Age is a very convenient tool to use to express the difference in terms of an order. But it isn't the only one we could use. I prefer to alphabetize the first name of each child's best friend, or order them clockwise (relative to mother) as they sit around the dinner table. As long as it is unique (which I suppose friends' names might not be, but let's assume they are) and independent of gender, all that matters is that the order exists.

We don’t even have to know how the order applies to any family; we use it only to calculate the proportions of the various groups of families we need to keep track of. Here's some simpler examples:

• A six-sided die has two red sides, and four white sides.; The red sides are opposite each other. Other than that, no side can be distinguished from another. What is the probability that a red side will come up on a roll? Is it 1/2, because there are two colors? Or 4/6=2/3, because there are four red sides out of six, even though we can't distinguish them?
• Two normal dice are completely indistinguishable. What is the probability their sum is 7 when you roll them? Is it 1/11, because there are 11 different totals that could come up? Or 3/21=1/7, because there three unordered pairs of numbers that add up to 7, out of 21 possible unordered pairs? Or 6/36=1/6, because there are 36 possible ordered pairs, and 6 of them total 7?

The last answer is right for each, of course. The different groupings exist, and we know they exist, even though it might be ambiguous what group a particular roll belongs to. The problem with how this Paradox is normally presented, is that it makes age sound like an we need ultimately to know the age, and we don't.

+++++
But you can't add information to a problem if it isn’t there, or clearly implied. That is why the Two Child Problem is generally ambiguous, but the best answer is 1/2.

When a man walks up to you and says "Mr. Smith has two children, and one is a boy," do you know, for a fact, how he decided to tell you that? In particular, do you have any reason to believe one of these possible reasons (and there are others) is preferable to another? (Note that you have to assume he never intended to tell you all the information that applies to Mr. Smith, since there would be no probability problem then. That makes all possibilities a little unrealistic, so don’t be surprised by it.)

1. He knows about only one child of Mr. Smith's.
2. He picked a gender at random from what is either one, or two, that exist in the family.
3. He is predisposed to mention boys, and so the tells you about a boy if he can, and a girl if he can't.
4. He is predisposed to mention girls, and so the tells you about a girl if he can, and a boy if he can't.

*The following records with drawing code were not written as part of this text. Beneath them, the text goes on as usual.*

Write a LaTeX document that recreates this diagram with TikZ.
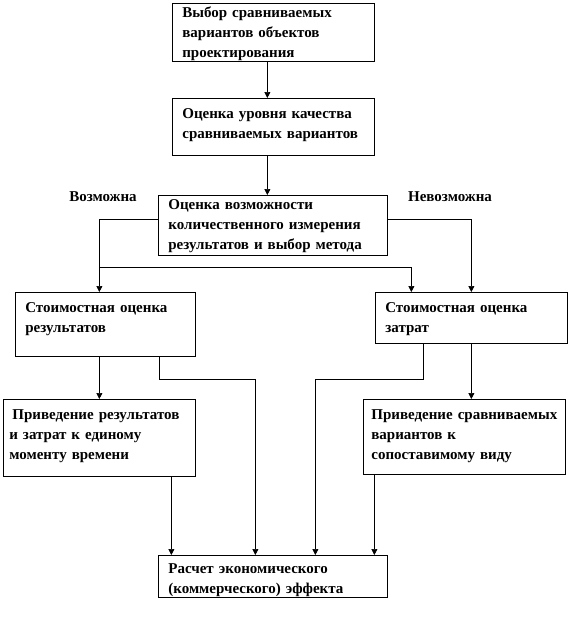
\documentclass[tikz,border=0pt]{standalone}
\usepackage{fontspec}
\setmainfont{Liberation Serif}
\usetikzlibrary{arrows.meta, calc}
\tikzset{
    stagebox/.style={rectangle, draw=black, line width=0.7pt, anchor=north west, align=left, inner xsep=10pt, inner ysep=4pt, text height=16pt, font=\bfseries\fontsize{15}{20}\selectfont},
    branchlabel/.style={font=\bfseries\fontsize{15}{20}\selectfont},
    arrow/.style={-{Triangle[length=6pt, width=6pt]}, line width=0.7pt, black},
}

\begin{document}
\begin{tikzpicture}[x=1pt, y=-1pt]
\useasboundingbox (0,0) rectangle (570,618);

% Top chain
\node[stagebox, text width=182pt, text height=10pt, text depth=40pt] (select) at (172,3) {Выбор сравниваемых\\вариантов объектов\\проектирования};
\node[stagebox, text width=182pt, text depth=33pt] (quality) at (172,98) {Оценка уровня качества\\сравниваемых вариантов};
\node[stagebox, text width=209pt, text height=10pt, text depth=42pt] (measure) at (158,195) {Оценка возможности\\количественного измерения\\результатов  и выбор метода};

% Branch labels
\node[branchlabel] (yes-label) at (103,197) {Возможна};
\node[branchlabel] (no-label) at (450,197) {Невозможна};

% Valuation boxes
\node[stagebox, text width=160pt, text depth=40pt] (result-cost) at (15,292) {Стоимостная оценка\\результатов};
\node[stagebox, text width=172pt, text depth=27pt] (expense-cost) at (375,292) {Стоимостная оценка\\затрат};

% Reduction boxes
\node[stagebox, inner xsep=6pt, text width=180pt, text depth=53pt] (time-reduce) at (3,399) {\hspace*{3pt}Приведение~результатов\\и затрат к единому\\моменту времени};
\node[stagebox, inner xsep=8pt, text width=186pt, text depth=51pt] (view-reduce) at (363,399) {Приведение~сравниваемых\\вариантов к\\сопоставимому~виду};

% Result box
\node[stagebox, text width=209pt, text height=14pt, text depth=20pt] (effect) at (158,555) {Расчет экономического\\(коммерческого)  эффекта};

% Arrows down the top chain
\draw[arrow] ([xshift=-6pt]select.south) -- ([xshift=-6pt]select.south |- quality.north);
\draw[arrow] ([xshift=-6pt]quality.south) -- ([xshift=-6pt]quality.south |- measure.north);

% Branches from the measurement box
\draw[arrow] ([yshift=6pt]measure.west) -| ([xshift=-6pt]result-cost.north);
\draw[arrow] ([yshift=6pt]measure.east) -| (expense-cost.north);
\coordinate (split) at (99,267);
\draw[arrow] (split) -| ([xshift=-60pt]expense-cost.north);

% Valuation to reduction
\draw[arrow] ([xshift=-6pt]result-cost.south) -- (time-reduce.north);
\draw[arrow] (expense-cost.south) -- (expense-cost.south |- view-reduce.north);

% Everything into the result box
\draw[arrow] ([xshift=54pt]result-cost.south) -- ++(0,23) -| ([xshift=-17.5pt]effect.north);
\draw[arrow] ([xshift=-48pt]expense-cost.south) -- ++(0,36) -| ([xshift=42.5pt]effect.north);
\draw[arrow] ([xshift=72pt]time-reduce.south) -- ([xshift=72pt]time-reduce.south |- effect.north);
\draw[arrow] ([xshift=-90pt]view-reduce.south) -- ([xshift=-90pt]view-reduce.south |- effect.north);

\end{tikzpicture}
\end{document}
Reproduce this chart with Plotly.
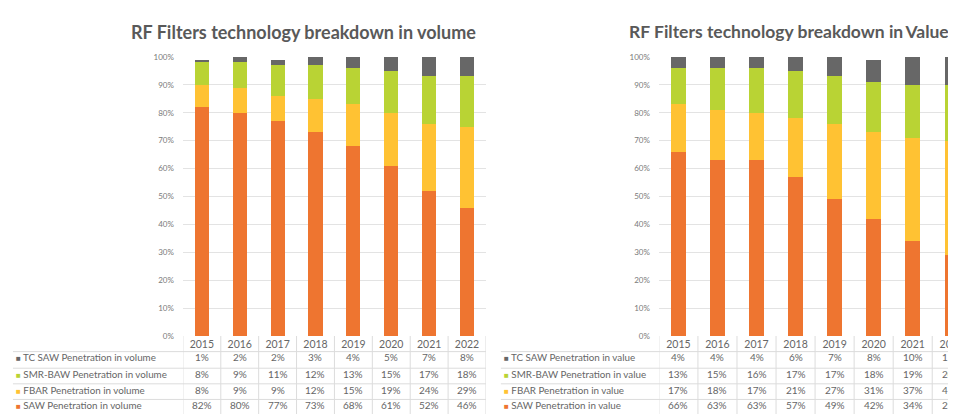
import plotly.graph_objects as go
from plotly.subplots import make_subplots

years = ["2015", "2016", "2017", "2018", "2019", "2020", "2021", "2022"]

# volume breakdown (%)
vol_saw = [82, 80, 77, 73, 68, 61, 52, 46]
vol_fbar = [8, 9, 9, 12, 15, 19, 24, 29]
vol_smr = [8, 9, 11, 12, 13, 15, 17, 18]
vol_tc = [1, 2, 2, 3, 4, 5, 7, 8]

# value breakdown (%)
val_saw = [66, 63, 63, 57, 49, 42, 34, 29]
val_fbar = [17, 18, 17, 21, 27, 31, 37, 41]
val_smr = [13, 15, 16, 17, 17, 18, 19, 20]
val_tc = [4, 4, 4, 6, 7, 8, 10, 11]

y_ticks = [0, 10, 20, 30, 40, 50, 60, 70, 80, 90, 100]
y_tick_labels = [f"{v}%" for v in y_ticks]

colors = {"saw": "#EE7530", "fbar": "#FFC233", "smr": "#B9D334", "tc": "#676767"}

W, H = 956, 414
FONT = "Lato"
TXT = "#666666"
GRID = "#e3e3e3"
LINE = "#dcdcdc"

def px_x(p):
    return p / W

def px_y(p):
    return 1 - p / H

fig = make_subplots(rows=1, cols=2)

panels = [
    (1, "x", "volume", [("tc", "TC SAW", vol_tc), ("smr", "SMR-BAW", vol_smr),
                        ("fbar", "FBAR", vol_fbar), ("saw", "SAW", vol_saw)]),
    (2, "x2", "value", [("tc", "TC SAW", val_tc), ("smr", "SMR-BAW", val_smr),
                        ("fbar", "FBAR", val_fbar), ("saw", "SAW", val_saw)]),
]

for col, xref, kind, rows in panels:
    # stack bottom-up: SAW, FBAR, SMR-BAW, TC SAW
    for key, name, vals in reversed(rows):
        fig.add_trace(go.Bar(x=years, y=vals, name=f"{name} Penetration in {kind}",
                             marker=dict(color=colors[key], line=dict(width=0)),
                             showlegend=False, hoverinfo="skip"), row=1, col=col)

fig.update_layout(barmode="stack", bargap=0.63)

# table geometry (pixels)
row_y = [353, 370, 386, 402]
hlines_y = [347, 364, 380, 396, 413]
plot_bottom = 331
label_left = {"x": 5, "x2": 496}
table_right = {"x": 481, "x2": 956}

annotations = []
shapes = []
for col, xref, kind, rows in panels:
    for (key, name, vals), ry in zip(rows, row_y):
        annotations.append(dict(
            x=px_x(label_left[xref] + 2), y=px_y(ry), xref="paper", yref="paper",
            xanchor="left", yanchor="middle", showarrow=False, borderpad=0,
            text=f"<span style='color:{colors[key]};font-size:8px'>■</span> {name} Penetration in {kind}",
            font=dict(family=FONT, size=9.8, color=TXT)))
        for i, v in enumerate(vals):
            # category index, not the year string (numeric strings read as indices)
            annotations.append(dict(
                x=i, y=px_y(ry), xref=xref, yref="paper", borderpad=0,
                xanchor="center", yanchor="middle", showarrow=False,
                text=f"{v}%", font=dict(family=FONT, size=10, color=TXT)))
    for hy in hlines_y:
        shapes.append(dict(type="line", xref="paper", yref="paper",
                           x0=px_x(label_left[xref]), x1=px_x(table_right[xref]),
                           y0=px_y(hy), y1=px_y(hy), line=dict(color=LINE, width=1)))
    for i in range(len(years) + 1):
        shapes.append(dict(type="line", xref=xref, yref="paper",
                           x0=i - 0.5, x1=i - 0.5, y0=px_y(plot_bottom), y1=0,
                           line=dict(color=LINE, width=1)))

annotations.append(dict(
    x=px_x(122), y=px_y(19), xref="paper", yref="paper", xanchor="left", yanchor="middle",
    showarrow=False, text="<b>RF Filters technology breakdown in volume</b>",
    font=dict(family=FONT, size=18, color="#595959")))
annotations.append(dict(
    x=px_x(623), y=px_y(19), xref="paper", yref="paper", xanchor="left", yanchor="middle",
    showarrow=False, text="<b>RF Filters technology breakdown in\u2009Value</b>",
    font=dict(family=FONT, size=17.5, color="#595959")))

y_dom = [px_y(plot_bottom), px_y(45)]
axis_common = dict(type="category", showgrid=False, zeroline=False, showline=False,
                   ticks="", tickfont=dict(family=FONT, size=10.5, color=TXT))
fig.update_xaxes(domain=[px_x(176), px_x(481)], range=[-0.5, 7.5], **axis_common, row=1, col=1)
fig.update_xaxes(domain=[px_x(655), 1], range=[-0.5, 7.16], **axis_common, row=1, col=2)
fig.update_yaxes(domain=y_dom, range=[0, 100], tickvals=y_ticks, ticktext=y_tick_labels,
                 showgrid=True, gridcolor=GRID, gridwidth=1, zeroline=False, showline=False,
                 ticks="", ticklabelstandoff=8,
                 tickfont=dict(family=FONT, size=8, color="#7a7a7a"))

fig.update_layout(
    width=W, height=H, margin=dict(l=0, r=0, t=0, b=0),
    paper_bgcolor="white", plot_bgcolor="white",
    annotations=annotations, shapes=shapes,
)

fig.write_html("out.html")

He could say "one is a boy" with any of these, so you can't pick one that must be true. So most wordings of the problem are ambiguous. But most of the reasons that you can put in the list require adding some information. Does the problem say he knows about both of Mr. Smith's children (as #2, #3, and #4 require)? Some do, but the Mr. Smith one doesn't. Does it say he is predisposed toward one gender or the other? Very few do. And the 1/3 answer requires that the answer to both questions be "yes." Without both, the answer is 1/2.